#
Metadata, Clinical Metadata Tiers and Data Levels
The Data Standards pages of the HTAN Data Portal provide a detailed overview of the HTAN Data Model. A basic description of how the HTAN Data Model is organized is provided on this page.
#
Metadata
Metadata means data about data. Metadata enables both data searchability and interpretability. For HTAN, this includes sample and case identifiers, patient information (e.g. demographics), biospecimen information (e.g. tumor type), and assay-specific information (e.g. experiment protocol, assay reagents or assay technology).

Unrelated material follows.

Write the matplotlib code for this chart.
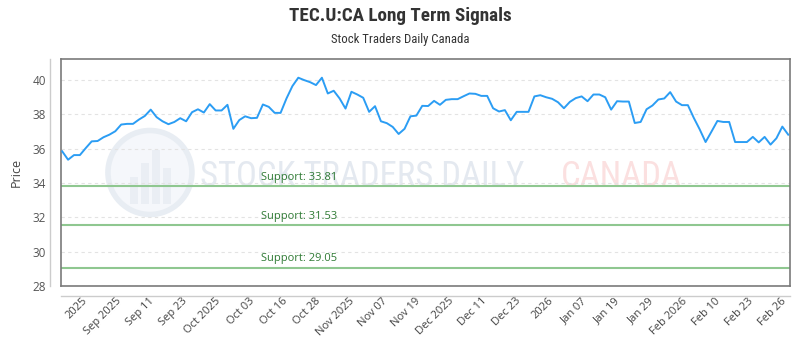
import numpy as np
import matplotlib
matplotlib.use("Agg")
import matplotlib.pyplot as plt
from matplotlib.lines import Line2D
from matplotlib.patches import Ellipse, Rectangle
from matplotlib import font_manager

# closing prices (one per trading day)
prices = [
    35.85, 35.36, 35.63, 35.63, 36.04, 36.43, 36.45, 36.67, 36.82, 37.02,
    37.41, 37.45, 37.45, 37.70, 37.91, 38.28, 37.84, 37.60, 37.43, 37.56,
    37.78, 37.60, 38.13, 38.30, 38.11, 38.60, 38.23, 38.23, 38.56, 37.16,
    37.67, 37.89, 37.78, 37.80, 38.58, 38.44, 38.09, 38.09, 38.93, 39.65,
    40.14, 40.00, 39.88, 39.71, 40.14, 39.22, 39.38, 38.93, 38.34, 39.32,
    39.16, 38.97, 38.15, 38.48, 37.60, 37.49, 37.27, 36.86, 37.16, 37.89,
    37.93, 38.50, 38.49, 38.79, 38.56, 38.85, 38.89, 38.89, 39.06, 39.22,
    39.20, 39.08, 39.08, 38.36, 38.17, 38.25, 37.66, 38.15, 38.15, 38.15,
    39.05, 39.12, 39.00, 38.91, 38.71, 38.36, 38.73, 38.95, 39.05, 38.77,
    39.16, 39.16, 39.00, 38.28, 38.77, 38.75, 38.75, 37.50, 37.56, 38.30,
    38.52, 38.87, 38.93, 39.30, 38.75, 38.54, 38.54, 37.80, 37.13, 36.39,
    37.00, 37.62, 37.56, 37.56, 36.39, 36.39, 36.39, 36.69, 36.37, 36.69,
    36.24, 36.61, 37.29, 36.82,
]

supports = [33.81, 31.53, 29.05]

tick_labels = [
    "2025", "Sep 2025", "Sep 11", "Sep 23", "Oct 2025", "Oct 03", "Oct 16",
    "Oct 28", "Nov 2025", "Nov 07", "Nov 19", "Dec 2025", "Dec 11", "Dec 23",
    "2026", "Jan 07", "Jan 19", "Jan 29", "Feb 2026", "Feb 10", "Feb 23",
    "Feb 26",
]

y_ticks = [28, 30, 32, 34, 36, 38, 40]

W, H = 800, 350
fig = plt.figure(figsize=(W / 100, H / 100), dpi=100)
fig.patch.set_facecolor("white")

# plot frame in pixels: left 61, right 790, top 59, bottom 286
L, R, T, B = 61, 790, 59, 286
ax = fig.add_axes([L / W, 1 - B / H, (R - L) / W, (B - T) / H])

# narrow face for the title and watermark, if one is around
names = {f.name for f in font_manager.fontManager.ttflist}
narrow = ["DejaVu Sans"]
for cand in ["Liberation Sans Narrow", "Roboto Condensed", "Open Sans Condensed",
             "Noto Sans Condensed", "DejaVu Sans Condensed"]:
    if cand in names:
        narrow = [cand, "DejaVu Sans"]
        break
body = ["Open Sans", "DejaVu Sans"]

fig.text(0.5, 1 - 16 / H, "TEC.U:CA Long Term Signals", ha="center", va="center",
         fontsize=13.8, fontweight="bold", color="#333333", family=narrow,
         fontstretch="condensed")
fig.text(0.5, 1 - 40 / H, "Stock Traders Daily Canada", ha="center", va="center",
         fontsize=9.2, color="#333333", family=narrow, fontstretch="condensed")

# watermark
ax.add_patch(Ellipse((0.122, 0.50), 84 / (R - L), 84 / (B - T), transform=ax.transAxes,
                     facecolor="#f5f7fb", edgecolor="#e8edf3", lw=4, zorder=0))
for bx, bh in [(0.095, 0.12), (0.110, 0.18), (0.125, 0.24), (0.140, 0.16)]:
    ax.add_patch(Rectangle((bx, 0.36), 0.011, bh, transform=ax.transAxes,
                           facecolor="#eaeef4", edgecolor="none", zorder=0))
ax.text(200 / W, 1 - 177 / H, "STOCK TRADERS DAILY", transform=fig.transFigure,
        ha="left", va="center", fontsize=25, color="#e4e9f0", family=narrow,
        fontstretch="condensed", zorder=0)
ax.text(621 / W, 1 - 177 / H, "CANADA", transform=fig.transFigure,
        ha="center", va="center", fontsize=25, color="#fbe0e0", family=narrow,
        fontstretch="condensed", zorder=0)

x = np.arange(len(prices))
ax.plot(x, prices, color="#2b9df4", lw=1.4, zorder=3)

for s in supports:
    ax.axhline(s, color="#8fc790", lw=1.5, zorder=2)
    ax.text(0.274, s + 0.22, f"Support: {s:.2f}", transform=ax.get_yaxis_transform(),
            ha="left", va="bottom", fontsize=8, color="#2f7a34", family=body, zorder=4)

ax.set_xlim(-0.2, len(prices) - 1 + 0.3)
ax.set_ylim(28, 41.23)

ax.set_yticks(y_ticks)
ax.yaxis.grid(True, color="#e3e3e3", lw=0.8, linestyle=(0, (3, 3)))
ax.set_axisbelow(True)

tick_pos = np.linspace(3.4, len(prices) - 2.2, len(tick_labels))
ax.set_xticks(tick_pos)
ax.set_xticklabels(tick_labels, rotation=45, ha="right", va="top", rotation_mode="anchor")
ax.tick_params(axis="x", length=0, pad=7, labelsize=8, labelcolor="#444444")
ax.tick_params(axis="y", length=0, pad=11, labelsize=8.5, labelcolor="#555555")
for lab in ax.get_xticklabels() + ax.get_yticklabels():
    lab.set_family(body)

ax.set_ylabel("Price", fontsize=9, color="#444444", family=body, labelpad=7)

for sp in ax.spines.values():
    sp.set_color("#7a7a7a")
    sp.set_linewidth(1.2)

# outer axis lines, offset from the frame
ax.add_line(Line2D([(50 - L) / (R - L)] * 2, [0, 1], transform=ax.transAxes,
                   color="#cccccc", lw=1, clip_on=False))
ax.add_line(Line2D([0, 1], [-10 / (B - T)] * 2, transform=ax.transAxes,
                   color="#cccccc", lw=1, clip_on=False))

fig.savefig("out.png", dpi=100)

Metadata can be further divided into broad categories:
- clinical metadata;
- biospecimen metadata; and
- assay metadata.
Clinical Metadata is divided into Tiers as described in
#
Clinical Metadata Tiers
Clinical metadata is organized into tiers. The structure of these tiers differs in Phase 1 and Phase 2 of HTAN. In Phase 1 there were three clinical data tiers. In Phase 2, there are two. For both phases, Tier 1 represents clinical data which is generally common to all studies and Atlases. Higher tiers are extensions to Tier 1, some of which are cancer or study-specific.
#
Phase 2 Clinical Metadata Tiers
In HTAN Phase 2, there are only two clinical metadata tiers. Tier 1 metadata is divided into multiple categories, including Demographics, Diagosis, Family History, Exposure, Molecular Test, Therapy, Follow Up and Vital Status. Tier 2 contains any cancer or study-specific clinical information which is not represented in Tier 1. Tier 2 is a flexible comma-separated value (csv) file. The only required attribute is HTAN Participant ID. All other attributes (columns headers) are determined by the submitting Center. Figure 2 provides an general representation of the model.
#
Phase 1 Clinical Metadata Tiers
In HTAN Phase 1, Tier 1 clinical metadata was based on the NCI's Genomic Data Commons (GDC) clinical data model. Similar to HTAN Phase 2, Tier 1 metadata was divided into multiple categories, including Demographics, Diagosis, Family History, Exposure, Molecular Test, Therapy, Follow Up and Vital Status Update. However, the attributes, valid values and requirements differ between Phase 1 and Phase 2 for each of these Tier 1 clinical metadata categories. Phase 1 Tiers two and three are disease-agnostic (Tier 2) and disease-specific (Tier 3) extensions to the GDC model. These tiers are shown in figure 3 and are described more on the Clinical Data Page.
#
Assay Data Levels
The HTAN Data Model divides assay data into levels. Each assay type has levels progressing from raw data to more processed data. This is illustrated in Figure 4 for sequencing data. Please see each assay's page within Data Standards for more information.
For Sequencing data, the HTAN Model Data levels help distinguish data as open access versus access-controlled. For example, level 1 and 2 sequencing data are access-controlled data.